__Exercise brief__
Give back, unchanged, the line with "Output the component", the line with "const circleMarks: Pt[]", and every line between them, and no other line.

__Material__
** Begin **
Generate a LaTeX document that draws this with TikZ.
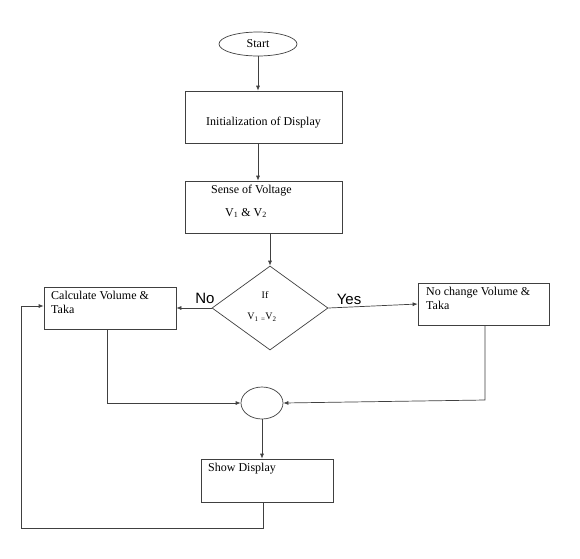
** End **
** Begin **
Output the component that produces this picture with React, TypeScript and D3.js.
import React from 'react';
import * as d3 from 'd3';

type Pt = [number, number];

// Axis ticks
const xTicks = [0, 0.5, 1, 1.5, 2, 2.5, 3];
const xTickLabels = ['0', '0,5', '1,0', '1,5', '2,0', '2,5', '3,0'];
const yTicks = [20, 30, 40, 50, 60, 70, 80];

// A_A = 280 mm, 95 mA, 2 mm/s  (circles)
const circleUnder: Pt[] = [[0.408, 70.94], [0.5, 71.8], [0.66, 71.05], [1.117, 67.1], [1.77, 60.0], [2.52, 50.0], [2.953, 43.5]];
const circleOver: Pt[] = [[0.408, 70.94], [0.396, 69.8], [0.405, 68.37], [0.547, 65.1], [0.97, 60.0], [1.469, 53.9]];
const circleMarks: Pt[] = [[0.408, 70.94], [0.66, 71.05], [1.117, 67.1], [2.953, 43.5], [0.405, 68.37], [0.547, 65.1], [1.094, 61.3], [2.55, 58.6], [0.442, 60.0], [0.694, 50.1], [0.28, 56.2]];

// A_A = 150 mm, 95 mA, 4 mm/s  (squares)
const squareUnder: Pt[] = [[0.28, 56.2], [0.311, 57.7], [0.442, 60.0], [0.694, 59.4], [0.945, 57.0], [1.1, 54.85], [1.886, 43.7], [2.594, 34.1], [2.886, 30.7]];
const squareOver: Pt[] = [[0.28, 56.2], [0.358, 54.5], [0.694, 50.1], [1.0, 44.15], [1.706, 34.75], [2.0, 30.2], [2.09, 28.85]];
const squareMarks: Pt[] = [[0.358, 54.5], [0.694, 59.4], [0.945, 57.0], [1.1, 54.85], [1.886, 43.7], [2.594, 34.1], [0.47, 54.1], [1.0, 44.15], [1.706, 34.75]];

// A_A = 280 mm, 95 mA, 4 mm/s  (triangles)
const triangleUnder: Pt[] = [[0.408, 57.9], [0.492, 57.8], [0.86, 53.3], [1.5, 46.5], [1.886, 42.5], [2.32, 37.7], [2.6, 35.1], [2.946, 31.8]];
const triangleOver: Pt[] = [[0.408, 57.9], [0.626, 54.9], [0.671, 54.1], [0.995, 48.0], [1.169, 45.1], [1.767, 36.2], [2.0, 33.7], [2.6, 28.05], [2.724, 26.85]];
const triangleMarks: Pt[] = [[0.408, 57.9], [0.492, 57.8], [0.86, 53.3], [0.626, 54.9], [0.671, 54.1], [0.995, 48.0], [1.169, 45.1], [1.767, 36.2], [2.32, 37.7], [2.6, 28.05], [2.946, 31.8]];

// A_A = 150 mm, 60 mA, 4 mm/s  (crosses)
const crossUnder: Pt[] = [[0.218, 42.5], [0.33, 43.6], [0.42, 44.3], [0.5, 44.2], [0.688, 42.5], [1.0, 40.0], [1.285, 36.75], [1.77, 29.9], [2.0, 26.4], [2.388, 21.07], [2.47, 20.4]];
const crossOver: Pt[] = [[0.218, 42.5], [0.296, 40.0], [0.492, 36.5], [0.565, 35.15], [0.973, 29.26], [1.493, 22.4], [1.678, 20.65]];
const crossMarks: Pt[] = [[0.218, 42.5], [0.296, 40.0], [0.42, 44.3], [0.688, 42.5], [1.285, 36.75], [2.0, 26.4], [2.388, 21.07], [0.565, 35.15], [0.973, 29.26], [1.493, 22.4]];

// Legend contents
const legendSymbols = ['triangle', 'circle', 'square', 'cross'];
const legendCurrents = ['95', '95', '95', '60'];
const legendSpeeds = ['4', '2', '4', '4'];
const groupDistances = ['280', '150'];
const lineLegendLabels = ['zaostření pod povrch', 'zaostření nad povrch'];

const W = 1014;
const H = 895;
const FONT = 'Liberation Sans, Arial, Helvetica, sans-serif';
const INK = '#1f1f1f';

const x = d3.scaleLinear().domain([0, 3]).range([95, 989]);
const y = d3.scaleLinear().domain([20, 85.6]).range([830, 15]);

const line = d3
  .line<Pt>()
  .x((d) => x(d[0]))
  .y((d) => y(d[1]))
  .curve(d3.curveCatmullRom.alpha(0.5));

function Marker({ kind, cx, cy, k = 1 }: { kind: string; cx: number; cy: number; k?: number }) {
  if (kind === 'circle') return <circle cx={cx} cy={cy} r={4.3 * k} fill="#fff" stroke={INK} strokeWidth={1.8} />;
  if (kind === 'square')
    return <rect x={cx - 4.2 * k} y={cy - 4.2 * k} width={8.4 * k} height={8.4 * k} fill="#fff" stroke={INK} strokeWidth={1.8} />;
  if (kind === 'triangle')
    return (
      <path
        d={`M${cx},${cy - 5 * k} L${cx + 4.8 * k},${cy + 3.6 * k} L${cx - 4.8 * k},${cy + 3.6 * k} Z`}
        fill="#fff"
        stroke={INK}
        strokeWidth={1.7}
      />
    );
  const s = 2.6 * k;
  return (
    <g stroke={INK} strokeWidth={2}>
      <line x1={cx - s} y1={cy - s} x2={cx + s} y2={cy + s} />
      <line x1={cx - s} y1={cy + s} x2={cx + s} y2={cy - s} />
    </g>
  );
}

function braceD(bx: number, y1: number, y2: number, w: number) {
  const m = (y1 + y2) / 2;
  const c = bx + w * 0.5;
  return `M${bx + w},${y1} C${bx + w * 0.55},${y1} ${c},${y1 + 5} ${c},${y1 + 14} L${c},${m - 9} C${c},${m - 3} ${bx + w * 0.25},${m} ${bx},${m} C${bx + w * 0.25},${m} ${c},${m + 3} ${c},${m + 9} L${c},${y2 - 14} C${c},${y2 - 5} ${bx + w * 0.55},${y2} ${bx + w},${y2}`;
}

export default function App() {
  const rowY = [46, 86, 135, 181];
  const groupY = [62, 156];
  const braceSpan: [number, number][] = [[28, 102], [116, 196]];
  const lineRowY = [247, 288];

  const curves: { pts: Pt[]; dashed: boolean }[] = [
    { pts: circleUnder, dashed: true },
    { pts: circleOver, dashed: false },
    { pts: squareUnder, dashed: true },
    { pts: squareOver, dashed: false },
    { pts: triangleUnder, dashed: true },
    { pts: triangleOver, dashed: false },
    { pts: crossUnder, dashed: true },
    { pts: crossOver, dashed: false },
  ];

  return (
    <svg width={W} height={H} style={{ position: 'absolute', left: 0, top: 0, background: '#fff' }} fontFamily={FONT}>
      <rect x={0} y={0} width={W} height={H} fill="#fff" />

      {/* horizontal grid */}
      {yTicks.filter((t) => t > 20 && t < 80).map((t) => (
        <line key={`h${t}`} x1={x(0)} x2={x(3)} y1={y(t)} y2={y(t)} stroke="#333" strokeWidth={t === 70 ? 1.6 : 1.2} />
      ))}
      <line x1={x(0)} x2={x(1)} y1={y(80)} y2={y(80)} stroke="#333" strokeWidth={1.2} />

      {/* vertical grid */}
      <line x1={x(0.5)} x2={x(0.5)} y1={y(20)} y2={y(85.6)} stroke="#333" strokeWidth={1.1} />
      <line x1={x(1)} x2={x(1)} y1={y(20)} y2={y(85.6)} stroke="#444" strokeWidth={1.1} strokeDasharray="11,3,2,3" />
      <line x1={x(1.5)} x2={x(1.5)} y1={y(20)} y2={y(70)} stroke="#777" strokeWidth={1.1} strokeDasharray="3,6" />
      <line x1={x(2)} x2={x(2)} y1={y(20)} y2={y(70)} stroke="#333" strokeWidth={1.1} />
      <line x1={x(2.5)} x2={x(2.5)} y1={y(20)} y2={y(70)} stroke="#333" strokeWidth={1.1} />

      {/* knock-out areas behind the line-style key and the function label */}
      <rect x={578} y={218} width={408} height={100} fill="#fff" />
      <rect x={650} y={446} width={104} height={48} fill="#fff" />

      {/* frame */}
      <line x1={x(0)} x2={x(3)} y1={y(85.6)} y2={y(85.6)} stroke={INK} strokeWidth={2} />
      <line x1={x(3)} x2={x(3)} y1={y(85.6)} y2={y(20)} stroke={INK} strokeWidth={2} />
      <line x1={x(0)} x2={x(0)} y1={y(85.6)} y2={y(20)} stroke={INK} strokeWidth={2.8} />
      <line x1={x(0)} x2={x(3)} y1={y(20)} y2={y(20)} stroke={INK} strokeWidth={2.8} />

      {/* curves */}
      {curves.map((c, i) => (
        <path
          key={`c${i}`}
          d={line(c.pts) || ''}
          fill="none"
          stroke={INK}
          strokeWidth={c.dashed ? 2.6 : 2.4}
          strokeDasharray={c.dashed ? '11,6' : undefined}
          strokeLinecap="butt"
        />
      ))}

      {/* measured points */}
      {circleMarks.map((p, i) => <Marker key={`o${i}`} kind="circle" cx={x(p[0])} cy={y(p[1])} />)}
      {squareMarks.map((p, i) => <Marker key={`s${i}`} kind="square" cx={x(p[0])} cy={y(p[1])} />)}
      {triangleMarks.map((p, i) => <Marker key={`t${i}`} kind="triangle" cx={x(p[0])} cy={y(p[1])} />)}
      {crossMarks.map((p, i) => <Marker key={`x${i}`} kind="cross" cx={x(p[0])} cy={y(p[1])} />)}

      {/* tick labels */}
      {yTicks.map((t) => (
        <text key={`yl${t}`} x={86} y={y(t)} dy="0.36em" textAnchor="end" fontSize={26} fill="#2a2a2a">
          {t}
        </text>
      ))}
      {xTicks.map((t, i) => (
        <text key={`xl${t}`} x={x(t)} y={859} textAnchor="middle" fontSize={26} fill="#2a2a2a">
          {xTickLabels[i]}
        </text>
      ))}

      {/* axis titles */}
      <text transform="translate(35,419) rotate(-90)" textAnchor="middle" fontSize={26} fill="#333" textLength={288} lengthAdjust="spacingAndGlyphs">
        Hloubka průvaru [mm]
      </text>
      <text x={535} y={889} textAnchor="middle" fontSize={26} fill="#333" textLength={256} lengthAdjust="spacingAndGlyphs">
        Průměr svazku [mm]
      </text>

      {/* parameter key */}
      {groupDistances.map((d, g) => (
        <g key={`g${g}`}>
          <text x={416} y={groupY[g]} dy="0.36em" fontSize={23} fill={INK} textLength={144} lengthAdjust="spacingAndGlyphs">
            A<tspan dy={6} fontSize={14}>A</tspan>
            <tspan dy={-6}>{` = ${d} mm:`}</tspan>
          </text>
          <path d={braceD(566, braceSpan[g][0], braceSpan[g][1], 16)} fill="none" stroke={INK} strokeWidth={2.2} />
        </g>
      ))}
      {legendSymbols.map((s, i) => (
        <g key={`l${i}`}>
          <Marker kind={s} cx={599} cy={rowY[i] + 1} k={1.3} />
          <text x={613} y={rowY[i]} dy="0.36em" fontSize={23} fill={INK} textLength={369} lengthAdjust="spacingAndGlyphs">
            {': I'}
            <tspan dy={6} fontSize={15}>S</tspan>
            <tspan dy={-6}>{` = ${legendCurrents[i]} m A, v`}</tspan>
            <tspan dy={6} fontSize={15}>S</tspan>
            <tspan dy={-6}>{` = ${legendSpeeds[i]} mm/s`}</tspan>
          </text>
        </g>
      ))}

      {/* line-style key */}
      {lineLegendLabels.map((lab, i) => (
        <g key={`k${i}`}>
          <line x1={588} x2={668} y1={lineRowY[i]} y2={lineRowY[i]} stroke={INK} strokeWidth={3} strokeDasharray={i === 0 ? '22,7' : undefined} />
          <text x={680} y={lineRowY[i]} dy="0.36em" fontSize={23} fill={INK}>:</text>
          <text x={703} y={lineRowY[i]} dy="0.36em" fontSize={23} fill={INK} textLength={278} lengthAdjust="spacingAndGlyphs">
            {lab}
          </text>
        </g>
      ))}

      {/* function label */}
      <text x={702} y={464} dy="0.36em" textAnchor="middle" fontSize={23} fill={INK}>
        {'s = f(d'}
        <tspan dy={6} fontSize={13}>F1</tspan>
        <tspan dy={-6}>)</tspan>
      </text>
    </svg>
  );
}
** End **
__Worked answer__
Output the component that produces this picture with React, TypeScript and D3.js.
import React from 'react';
import * as d3 from 'd3';

type Pt = [number, number];

// Axis ticks
const xTicks = [0, 0.5, 1, 1.5, 2, 2.5, 3];
const xTickLabels = ['0', '0,5', '1,0', '1,5', '2,0', '2,5', '3,0'];
const yTicks = [20, 30, 40, 50, 60, 70, 80];

// A_A = 280 mm, 95 mA, 2 mm/s  (circles)
const circleUnder: Pt[] = [[0.408, 70.94], [0.5, 71.8], [0.66, 71.05], [1.117, 67.1], [1.77, 60.0], [2.52, 50.0], [2.953, 43.5]];
const circleOver: Pt[] = [[0.408, 70.94], [0.396, 69.8], [0.405, 68.37], [0.547, 65.1], [0.97, 60.0], [1.469, 53.9]];
const circleMarks: Pt[] = [[0.408, 70.94], [0.66, 71.05], [1.117, 67.1], [2.953, 43.5], [0.405, 68.37], [0.547, 65.1], [1.094, 61.3], [2.55, 58.6], [0.442, 60.0], [0.694, 50.1], [0.28, 56.2]];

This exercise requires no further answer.